→ **Written task**
Find the lines below that contain the word "with" and count them. Only the number should be given.

→ **Supplied material**
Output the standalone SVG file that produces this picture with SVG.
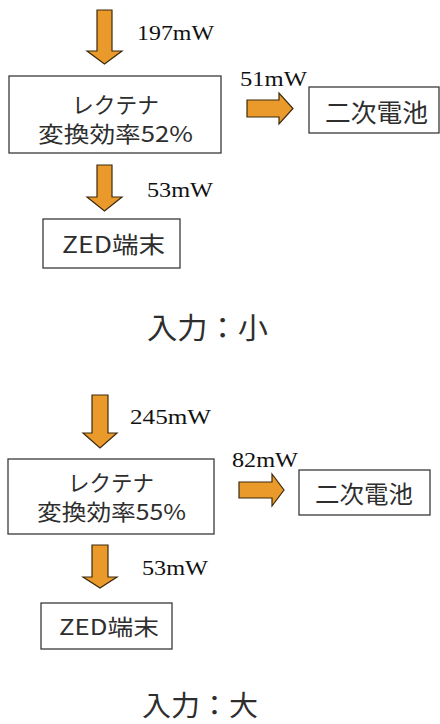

* * *

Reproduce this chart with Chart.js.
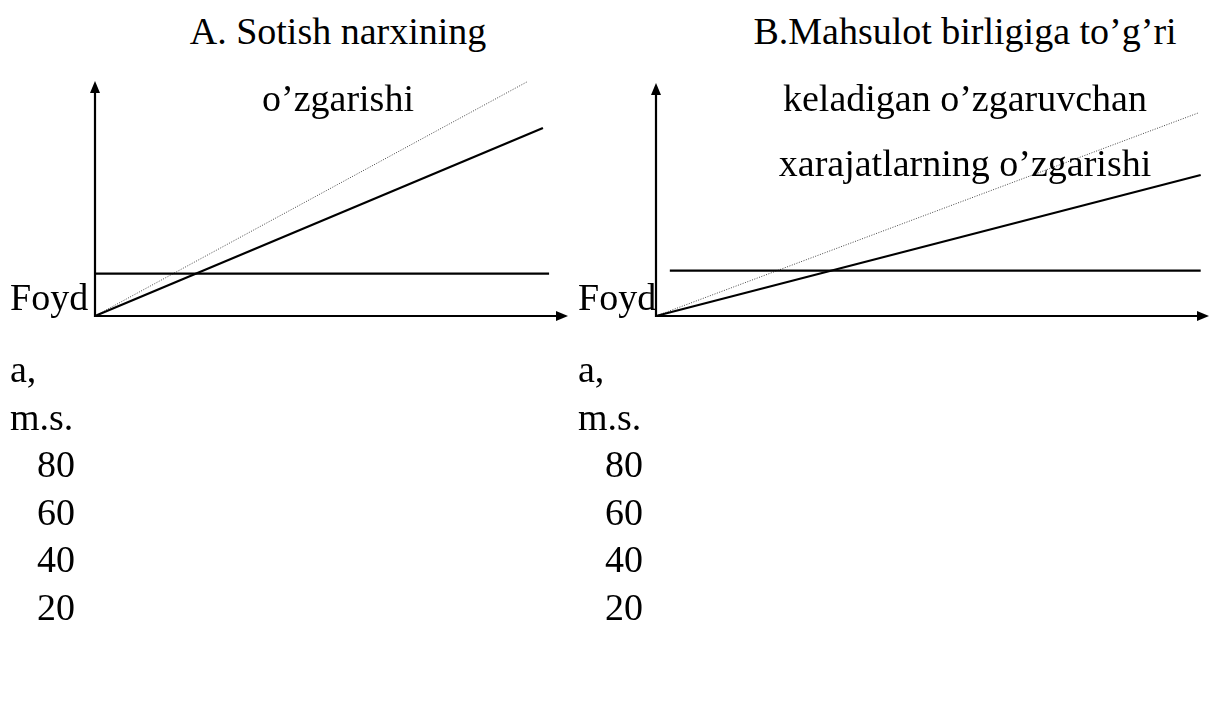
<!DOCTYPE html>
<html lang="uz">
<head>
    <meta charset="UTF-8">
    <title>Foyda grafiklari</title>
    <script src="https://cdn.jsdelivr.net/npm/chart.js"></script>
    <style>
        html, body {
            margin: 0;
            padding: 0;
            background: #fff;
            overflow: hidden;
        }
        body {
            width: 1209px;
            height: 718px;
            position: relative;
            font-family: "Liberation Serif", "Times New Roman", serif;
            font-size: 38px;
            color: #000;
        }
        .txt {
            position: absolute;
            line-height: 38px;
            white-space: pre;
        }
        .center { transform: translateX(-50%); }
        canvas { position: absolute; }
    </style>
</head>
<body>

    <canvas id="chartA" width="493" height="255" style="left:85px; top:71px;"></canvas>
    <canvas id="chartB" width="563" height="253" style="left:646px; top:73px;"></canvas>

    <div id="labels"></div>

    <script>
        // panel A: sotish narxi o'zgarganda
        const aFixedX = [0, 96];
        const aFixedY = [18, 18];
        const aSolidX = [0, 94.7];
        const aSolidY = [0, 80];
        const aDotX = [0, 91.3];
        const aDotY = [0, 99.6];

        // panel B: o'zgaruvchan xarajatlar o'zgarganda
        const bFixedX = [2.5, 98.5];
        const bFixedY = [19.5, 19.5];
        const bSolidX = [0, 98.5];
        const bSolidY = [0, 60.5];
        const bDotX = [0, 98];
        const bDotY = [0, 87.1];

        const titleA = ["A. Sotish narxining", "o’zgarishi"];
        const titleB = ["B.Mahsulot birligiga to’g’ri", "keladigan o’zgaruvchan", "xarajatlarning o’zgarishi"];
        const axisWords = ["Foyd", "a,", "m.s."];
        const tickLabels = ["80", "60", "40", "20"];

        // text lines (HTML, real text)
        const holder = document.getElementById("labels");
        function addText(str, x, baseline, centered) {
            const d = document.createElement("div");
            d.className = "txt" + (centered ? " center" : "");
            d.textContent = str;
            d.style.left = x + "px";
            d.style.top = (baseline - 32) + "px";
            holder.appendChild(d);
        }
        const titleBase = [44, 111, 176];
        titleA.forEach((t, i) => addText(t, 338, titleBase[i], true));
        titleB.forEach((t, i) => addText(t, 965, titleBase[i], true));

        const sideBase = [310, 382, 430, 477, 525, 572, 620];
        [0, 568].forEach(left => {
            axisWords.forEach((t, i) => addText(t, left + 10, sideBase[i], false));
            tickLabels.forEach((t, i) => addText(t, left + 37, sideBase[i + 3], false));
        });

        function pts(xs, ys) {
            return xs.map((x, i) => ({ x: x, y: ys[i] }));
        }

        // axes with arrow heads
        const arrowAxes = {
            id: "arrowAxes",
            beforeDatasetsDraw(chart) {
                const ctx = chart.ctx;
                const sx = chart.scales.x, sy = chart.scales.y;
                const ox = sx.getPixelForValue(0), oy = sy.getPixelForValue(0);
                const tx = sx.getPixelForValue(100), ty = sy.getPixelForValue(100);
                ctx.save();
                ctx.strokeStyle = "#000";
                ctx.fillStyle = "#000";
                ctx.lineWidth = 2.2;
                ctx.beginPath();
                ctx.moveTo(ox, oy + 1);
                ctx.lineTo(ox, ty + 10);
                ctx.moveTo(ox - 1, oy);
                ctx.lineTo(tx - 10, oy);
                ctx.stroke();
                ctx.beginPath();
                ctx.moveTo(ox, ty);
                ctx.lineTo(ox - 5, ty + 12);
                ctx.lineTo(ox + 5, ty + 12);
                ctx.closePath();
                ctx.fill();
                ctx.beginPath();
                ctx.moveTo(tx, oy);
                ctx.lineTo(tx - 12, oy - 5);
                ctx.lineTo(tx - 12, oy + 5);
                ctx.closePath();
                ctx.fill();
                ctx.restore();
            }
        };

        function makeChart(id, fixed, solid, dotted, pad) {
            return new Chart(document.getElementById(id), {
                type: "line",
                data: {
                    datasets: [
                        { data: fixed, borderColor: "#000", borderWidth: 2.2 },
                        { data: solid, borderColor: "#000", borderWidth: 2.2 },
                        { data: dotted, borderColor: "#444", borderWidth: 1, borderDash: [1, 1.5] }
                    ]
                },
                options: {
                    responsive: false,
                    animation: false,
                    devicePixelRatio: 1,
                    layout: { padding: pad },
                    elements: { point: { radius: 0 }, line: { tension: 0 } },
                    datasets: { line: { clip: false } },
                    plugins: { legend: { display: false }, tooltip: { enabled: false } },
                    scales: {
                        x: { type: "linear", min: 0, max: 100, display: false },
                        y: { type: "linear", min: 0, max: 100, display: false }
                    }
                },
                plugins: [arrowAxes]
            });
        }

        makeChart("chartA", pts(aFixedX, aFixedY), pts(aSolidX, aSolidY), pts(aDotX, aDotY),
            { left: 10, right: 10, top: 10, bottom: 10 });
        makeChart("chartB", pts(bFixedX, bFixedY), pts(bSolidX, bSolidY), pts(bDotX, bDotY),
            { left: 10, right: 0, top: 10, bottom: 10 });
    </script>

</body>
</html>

* * *

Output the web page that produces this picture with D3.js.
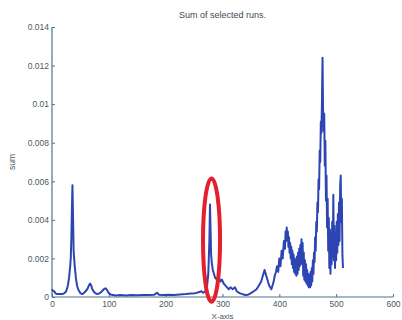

→ **Exercise answer**
4